By when do you think things should start to look positive?
For the real turnaround, we will need at least 12-18 months. I did expect the turnaround faster but that’s not possible. The government is making all the positive sounds but now we need action.
International markets have done well. Do you think they will be the major source of growth for the company?
We have been focused on the international market and are seeing some results. But that market, too, has its challenges. The international market is challenging for Indian players. Even there, the overall conditions are not good. Europe is under pain, you have a Russian standoff and elections in Greece. Major European governments are worried about their funding for projects. Add the slowing in China, so half the global market is under stress.
Exporting is not easy and added to this, India is not a great brand when it comes for exporting. We compete with players from China and Korea who have huge support from their governments. They have sovereign to sovereign credit. The only way we have managed to gain market is by giving quality products and focusing on solutions rather than only selling equipment.
What are your expansion plans abroad?
We have taken the initiative to set up a manufacturing centre in Indonesia. We are looking at Southeast Asia as a major market for our products and need to localise our activity there. We are still confident that we can double our revenue from international markets in the next five years.
How do you see this year panning out and how does 2015 look?
We have already done with three quarters. In the current year, we will grow at both top line and bottom line. Next year, the challenges will be unfolding and we will be struggling a bit to ensure we retain our growth rate. We will be opening with a lower carry-forward order. If that is the case, then the next year will have a better order book.

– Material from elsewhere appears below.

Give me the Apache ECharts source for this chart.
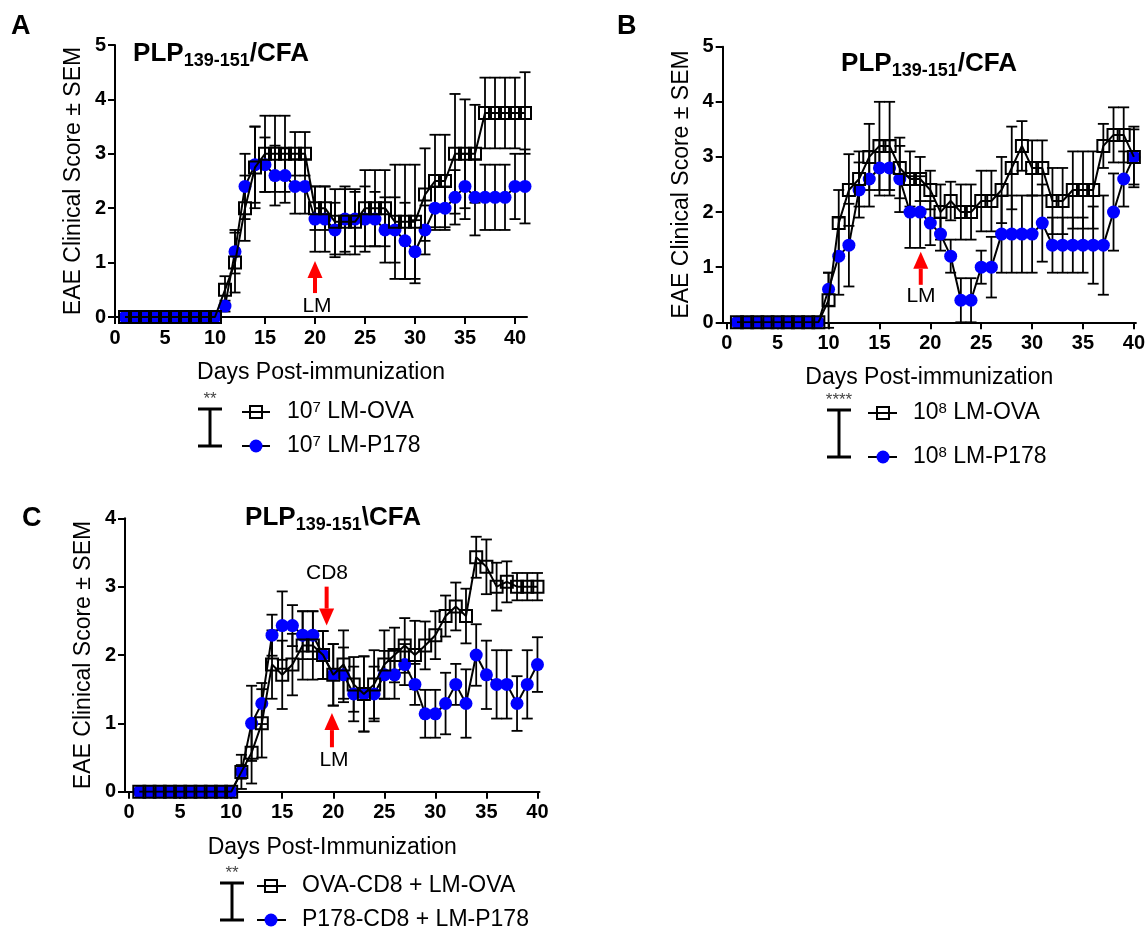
<!DOCTYPE html>
<html><head><meta charset="utf-8">
<script src="https://cdn.jsdelivr.net/npm/echarts@6/dist/echarts.min.js"></script>
<style>html,body{margin:0;padding:0;background:#fff}#c{width:1148px;height:930px}</style>
</head><body><div id="c"></div>
<script>
// ---------------- DATA ----------------
const daysA = [1,2,3,4,5,6,7,8,9,10,11,12,13,14,15,16,17,18,19,20,21,22,23,24,25,26,27,28,29,30,31,32,33,34,35,36,37,38,39,40,41];
const ovaA  = [0,0,0,0,0,0,0,0,0,0,0.5,1.0,2.0,2.75,3.0,3.0,3.0,3.0,3.0,2.0,2.0,1.75,1.75,1.75,2.0,2.0,2.0,1.75,1.75,1.75,2.25,2.5,2.5,3.0,3.0,3.0,3.75,3.75,3.75,3.75,3.75];
const ovaAsem = [0,0,0,0,0,0,0,0,0,0,0.25,0.55,0.6,0.75,0.7,0.7,0.7,0.4,0.4,0.4,0.4,0.6,0.6,0.6,0.7,0.7,0.7,1.05,1.05,1.05,0.85,0.85,0.85,1.1,1.0,0.9,0.65,0.65,0.65,0.65,0.75];
const p178A = [0,0,0,0,0,0,0,0,0,0,0.2,1.2,2.4,2.8,2.8,2.6,2.6,2.4,2.4,1.8,1.8,1.6,1.8,1.8,1.8,1.8,1.6,1.6,1.4,1.2,1.6,2.0,2.0,2.2,2.4,2.2,2.2,2.2,2.2,2.4,2.4];
const p178Asem = [0,0,0,0,0,0,0,0,0,0,0.1,0.4,0.6,0.7,0.5,0.55,0.5,0.5,0.5,0.6,0.6,0.5,0.6,0.5,0.6,0.5,0.6,0.6,0.7,0.58,0.45,0.4,0.4,0.5,0.6,0.7,0.6,0.6,0.6,0.6,0.68];

const daysB = [1,2,3,4,5,6,7,8,9,10,11,12,13,14,15,16,17,18,19,20,21,22,23,24,25,26,27,28,29,30,31,32,33,34,35,36,37,38,39,40];
const ovaB  = [0,0,0,0,0,0,0,0,0,0.4,1.8,2.4,2.6,3.0,3.2,3.2,2.8,2.6,2.6,2.4,2.0,2.2,2.0,2.0,2.2,2.2,2.4,2.8,3.2,2.8,2.8,2.2,2.2,2.4,2.4,2.4,3.2,3.4,3.4,3.0];
const ovaBsem = [0,0,0,0,0,0,0,0,0,0.5,0.6,0.65,0.5,0.6,0.8,0.8,0.55,0.5,0.4,0.35,0.5,0.35,0.5,0.5,0.55,0.55,0.6,0.75,0.45,0.5,0.5,0.6,0.6,0.7,0.7,0.7,0.4,0.5,0.5,0.55];
const p178B = [0,0,0,0,0,0,0,0,0,0.6,1.2,1.4,2.4,2.6,2.8,2.8,2.6,2.0,2.0,1.8,1.6,1.2,0.4,0.4,1.0,1.0,1.6,1.6,1.6,1.6,1.8,1.4,1.4,1.4,1.4,1.4,1.4,2.0,2.6,3.0];
const p178Bsem = [0,0,0,0,0,0,0,0,0,0.3,0.7,0.75,0.5,0.5,0.5,0.5,0.6,0.65,0.65,0.4,0.3,0.3,0.4,0.4,0.3,0.55,0.7,0.7,0.7,0.7,0.7,0.5,0.5,0.5,0.5,0.7,0.9,0.7,0.5,0.5];

const daysC = [1,2,3,4,5,6,7,8,9,10,11,12,13,14,15,16,17,18,19,20,21,22,23,24,25,26,27,28,29,30,31,32,33,34,35,36,37,38,39,40];
const ovaC  = [0,0,0,0,0,0,0,0,0,0,0.29,0.57,1.0,1.86,1.71,1.86,2.14,2.14,2.0,1.71,1.86,1.57,1.43,1.57,1.86,2.0,2.14,2.0,2.14,2.29,2.57,2.71,2.57,3.43,3.29,3.0,3.07,3.0,3.0,3.0];
const ovaCsem = [0,0,0,0,0,0,0,0,0,0,0.25,0.45,0.5,0.5,0.5,0.45,0.5,0.5,0.35,0.45,0.5,0.4,0.55,0.5,0.5,0.4,0.4,0.5,0.35,0.35,0.3,0.35,0.4,0.3,0.4,0.35,0.3,0.2,0.2,0.2];
const p178C = [0,0,0,0,0,0,0,0,0,0,0.29,1.0,1.29,2.29,2.43,2.43,2.29,2.29,2.0,1.71,1.71,1.43,1.43,1.43,1.71,1.71,1.86,1.57,1.14,1.14,1.29,1.57,1.29,2.0,1.71,1.57,1.57,1.29,1.57,1.86];
const p178Csem = [0,0,0,0,0,0,0,0,0,0,0.1,0.55,0.3,0.3,0.5,0.3,0.35,0.35,0.35,0.45,0.4,0.4,0.55,0.4,0.35,0.35,0.3,0.3,0.35,0.35,0.45,0.3,0.5,0.45,0.5,0.5,0.5,0.4,0.5,0.4];

const xTickLabels = [0,5,10,15,20,25,30,35,40];
const yTicksAB = [0,1,2,3,4,5];
const yTicksC = [0,1,2,3,4];

// ---------------- CHART ----------------
const FONT = 'Liberation Sans, Arial, sans-serif';
const BLUE = '#0000ff';
const chart = echarts.init(document.getElementById('c'), null, {renderer:'canvas'});

const grids = [
  {left:115, top:45, width:412, height:272},
  {left:722.7, top:46.7, width:414, height:275.6},
  {left:125, top:518.3, width:414.5, height:273.4}
];
const xRanges = [[0,41.2],[-0.4,40.2],[-0.4,40.2]];
const yMax = [5,5,4];
const xNames = ['Days Post-immunization','Days Post-immunization','Days Post-Immunization'];

function xAxis(i){
  return {
    type:'value', gridIndex:i, min:xRanges[i][0], max:xRanges[i][1],
    axisLine:{show:true, onZero:false, lineStyle:{color:'#000', width:2}},
    axisTick:{show:true, length:7, inside:false, customValues:xTickLabels, lineStyle:{color:'#000', width:2}},
    axisLabel:{customValues:xTickLabels, color:'#000', fontSize:20, fontWeight:'bold', fontFamily:FONT, margin:11},
    splitLine:{show:false},
    name:xNames[i], nameLocation:'middle', nameGap:44,
    nameTextStyle:{color:'#000', fontSize:23, fontFamily:FONT}
  };
}
function yAxis(i){
  const ticks = i===2 ? yTicksC : yTicksAB;
  return {
    type:'value', gridIndex:i, min:0, max:yMax[i], interval:1,
    axisLine:{show:true, onZero:false, lineStyle:{color:'#000', width:2}},
    axisTick:{show:true, length:7, customValues:ticks, lineStyle:{color:'#000', width:2}},
    axisLabel:{customValues:ticks, color:'#000', fontSize:20, fontWeight:'bold', fontFamily:FONT, margin:9},
    splitLine:{show:false},
    name:'EAE Clinical Score \u00b1 SEM', nameLocation:'middle', nameRotate:90, nameGap:30,
    nameTextStyle:{color:'#000', fontSize:23, fontFamily:FONT}
  };
}

function errData(days, m, s){
  const out = [];
  days.forEach((d,i)=>{ if (s[i]>0) out.push([d, m[i]-s[i], m[i]+s[i]]); });
  return out;
}
function errSeries(i, days, m, s){
  return {
    type:'custom', xAxisIndex:i, yAxisIndex:i, z:1, silent:true, clip:false,
    encode:{x:0, y:[1,2]},
    data: errData(days, m, s),
    renderItem(params, api){
      const x = api.value(0), lo = api.value(1), hi = api.value(2);
      const a = api.coord([x, hi]), b = api.coord([x, lo]);
      const w = 5.5, st = {stroke:'#000', lineWidth:1.8};
      return {type:'group', children:[
        {type:'line', shape:{x1:a[0], y1:a[1], x2:b[0], y2:b[1]}, style:st},
        {type:'line', shape:{x1:a[0]-w, y1:a[1], x2:a[0]+w, y2:a[1]}, style:st},
        {type:'line', shape:{x1:b[0]-w, y1:b[1], x2:b[0]+w, y2:b[1]}, style:st}
      ]};
    }
  };
}
function p178Series(i, days, m){
  return {
    type:'line', xAxisIndex:i, yAxisIndex:i, z:2, silent:true,
    data: days.map((d,k)=>[d, m[k]]),
    symbol:'circle', symbolSize:13, showAllSymbol:true,
    itemStyle:{color:BLUE, borderWidth:0},
    lineStyle:{color:'#000', width:2}
  };
}
function ovaSeries(i, days, m){
  return {
    type:'line', xAxisIndex:i, yAxisIndex:i, z:3, silent:true,
    data: days.map((d,k)=>[d, m[k]]),
    symbol:'rect', symbolSize:12, showAllSymbol:true,
    itemStyle:{color:'rgba(0,0,0,0)', borderColor:'#000', borderWidth:2},
    lineStyle:{color:'#000', width:2}
  };
}

const series = [
  errSeries(0, daysA, ovaA, ovaAsem), errSeries(0, daysA, p178A, p178Asem),
  p178Series(0, daysA, p178A), ovaSeries(0, daysA, ovaA),
  errSeries(1, daysB, ovaB, ovaBsem), errSeries(1, daysB, p178B, p178Bsem),
  p178Series(1, daysB, p178B), ovaSeries(1, daysB, ovaB),
  errSeries(2, daysC, ovaC, ovaCsem), errSeries(2, daysC, p178C, p178Csem),
  p178Series(2, daysC, p178C), ovaSeries(2, daysC, ovaC)
];

chart.setOption({
  animation:false,
  backgroundColor:'#fff',
  textStyle:{fontFamily:FONT},
  grid: grids,
  xAxis: [xAxis(0), xAxis(1), xAxis(2)],
  yAxis: [yAxis(0), yAxis(1), yAxis(2)],
  series
});

// ---------------- ANNOTATIONS ----------------
const titleRich = {
  b:{fontSize:26, fontWeight:'bold', fontFamily:FONT, lineHeight:32, fill:'#000'},
  s:{fontSize:18, fontWeight:'bold', fontFamily:FONT, lineHeight:15, verticalAlign:'bottom', fill:'#000'}
};
const supRich = {
  sup:{fontSize:15, fontFamily:FONT, lineHeight:12, verticalAlign:'top', fill:'#000'}
};
function title(x, y, sep){
  return {type:'text', x, y, z:10, style:{text:'{b|PLP}{s|139-151}{b|'+sep+'CFA}', rich:titleRich, align:'center', verticalAlign:'middle', fontFamily:FONT}};
}
function letter(t, x, y){
  return {type:'text', x, y, z:10, style:{text:t, fontSize:27, fontWeight:'bold', fontFamily:FONT, fill:'#000', align:'left', verticalAlign:'middle'}};
}
function label(t, x, y){
  return {type:'text', x, y, z:10, style:{text:t, fontSize:21, fontFamily:FONT, fill:'#000', align:'center', verticalAlign:'middle'}};
}
function arrow(gi, xv, yTail, yTip){
  const t = chart.convertToPixel({gridIndex:gi}, [xv, yTail]);
  const h = chart.convertToPixel({gridIndex:gi}, [xv, yTip]);
  const dir = h[1] < t[1] ? 1 : -1; // 1 = pointing up
  const headLen = 17, headW = 7.5, shaftW = 2;
  const baseY = h[1] + dir*headLen;
  return {type:'group', z:10, children:[
    {type:'rect', shape:{x:t[0]-shaftW, y:Math.min(baseY,t[1]), width:shaftW*2, height:Math.abs(t[1]-baseY)}, style:{fill:'#ff0000'}},
    {type:'polygon', shape:{points:[[h[0],h[1]],[h[0]-headW,baseY],[h[0]+headW,baseY]]}, style:{fill:'#ff0000'}}
  ]};
}
function legend(cx, yTop, yBot, stars, lx1, lx2, mx, tx, t1, t2){
  const st = {stroke:'#000', lineWidth:3};
  const sl = {stroke:'#000', lineWidth:2};
  return [
    {type:'text', x:cx, y:yTop-10, z:10, style:{text:stars, fontSize:17, fontFamily:FONT, fill:'#444', align:'center', verticalAlign:'middle'}},
    {type:'line', z:10, shape:{x1:cx, y1:yTop, x2:cx, y2:yBot}, style:st},
    {type:'line', z:10, shape:{x1:cx-12, y1:yTop, x2:cx+12, y2:yTop}, style:st},
    {type:'line', z:10, shape:{x1:cx-12, y1:yBot, x2:cx+12, y2:yBot}, style:st},
    {type:'line', z:10, shape:{x1:lx1, y1:yTop+3, x2:lx2, y2:yTop+3}, style:sl},
    {type:'rect', z:11, shape:{x:mx-6, y:yTop+3-6, width:12, height:12}, style:{fill:'rgba(0,0,0,0)', stroke:'#000', lineWidth:2}},
    {type:'line', z:10, shape:{x1:lx1, y1:yBot, x2:lx2, y2:yBot}, style:sl},
    {type:'circle', z:11, shape:{cx:mx, cy:yBot, r:6.5}, style:{fill:BLUE}},
    {type:'text', x:tx, y:yTop+3, z:10, style:{text:t1, rich:supRich, fontSize:23, fontFamily:FONT, fill:'#000', align:'left', verticalAlign:'middle'}},
    {type:'text', x:tx, y:yBot, z:10, style:{text:t2, rich:supRich, fontSize:23, fontFamily:FONT, fill:'#000', align:'left', verticalAlign:'middle'}}
  ];
}

const graphics = [
  letter('A', 11, 27), letter('B', 617, 27), letter('C', 22, 519),
  title(221, 54, '/'), title(929, 64, '/'), title(333, 518, '\\'),
  arrow(0, 20, 0.44, 1.03), label('LM', 317, 306),
  arrow(1, 19.06, 0.68, 1.28), label('LM', 921, 296),
  arrow(2, 19.35, 3.0, 2.43), label('CD8', 327, 573),
  arrow(2, 19.87, 0.65, 1.15), label('LM', 334, 760)
].concat(
  legend(210, 409, 446, '**', 242, 270, 256, 287, '10{sup|7} LM-OVA', '10{sup|7} LM-P178'),
  legend(839, 410, 457, '****', 868, 897, 883, 913, '10{sup|8} LM-OVA', '10{sup|8} LM-P178'),
  legend(232, 883, 920, '**', 257, 286, 271, 302, 'OVA-CD8 + LM-OVA', 'P178-CD8 + LM-P178')
);
chart.setOption({graphic: graphics});
</script>
</body></html>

You did say that sentiments are positive and the government needs to take action. Do you think the government’s action to resort to ordinances to get started will impact growth momentum for companies like yours?
There are things for which the government does not need parliamentary action. Politicians should keep the country ahead of political differences. The coming Budget can be used to kick-start the investment cycle through large infrastructure projects. So far, they have spoken about what they want to do; now, we need to see action.